L’évolution des mentalités a conduit une partie des Compagnons à envisager le passage d’une société masculine à une société mixte.
Des mouvements compagnonniques dissidents se sont ouverts à la mixité dès 1978.
En 2004, l’Association Ouvrière des Compagnons du Devoir a adopté cette réforme.
La première femme Compagnon a été reçue en 2006 (chez les tailleurs de pierre) et d’autres l’ont été depuis dans plusieurs métiers (tapissier, menuisier, boulanger, jardinier-paysagiste, etc.).

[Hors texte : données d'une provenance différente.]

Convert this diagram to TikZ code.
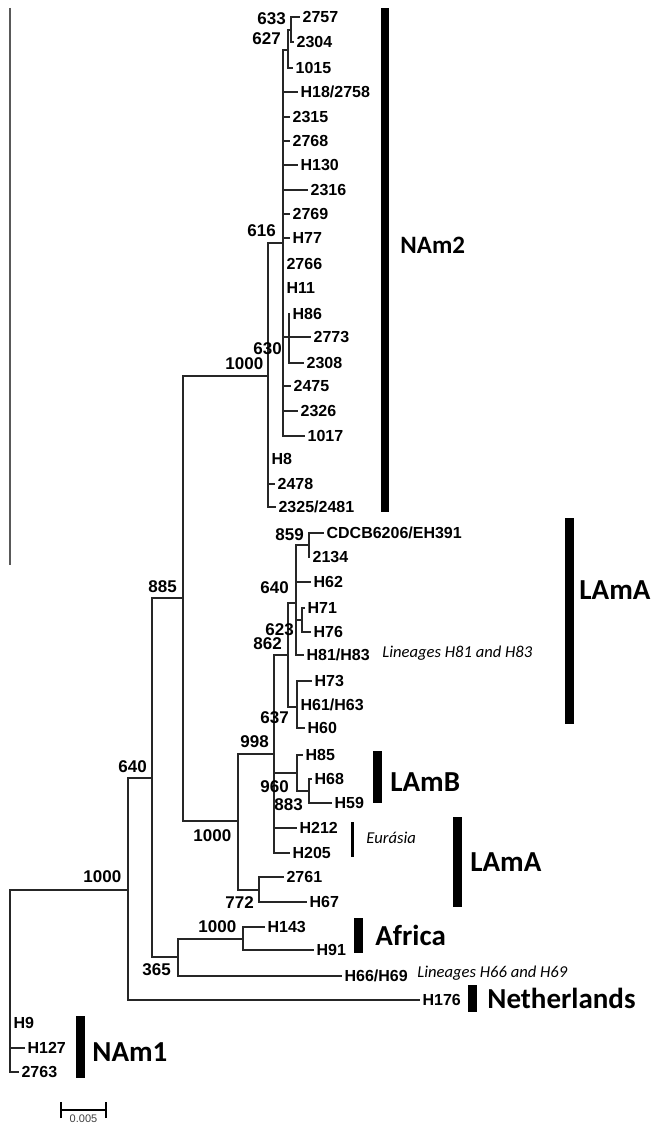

Extrait de la "Règle des Compagnons du Devoir", 2009 :
"Apprendre à travailler les éléments pour assurer son quotidien et, malgré les difficultés, se perfectionner sans cesse pour devenir avec patience capable de son métier. Mais également apprendre à ne pas gaspiller les ressources afin que d’autres, ailleurs et demain, puissent en vivre. Les Compagnons du Devoir se sont engagés à agir dans le respect de l’environnement.
Dépasser ses propres intérêts et, en Homme libre, se mettre au service des autres. Cela nécessite un travail quotidien sur soi-même, tant pour en acquérir patiemment les aptitudes que pour apprendre à s’effacer."
"L’homme pense parce qu’il a une main." Anaxagore.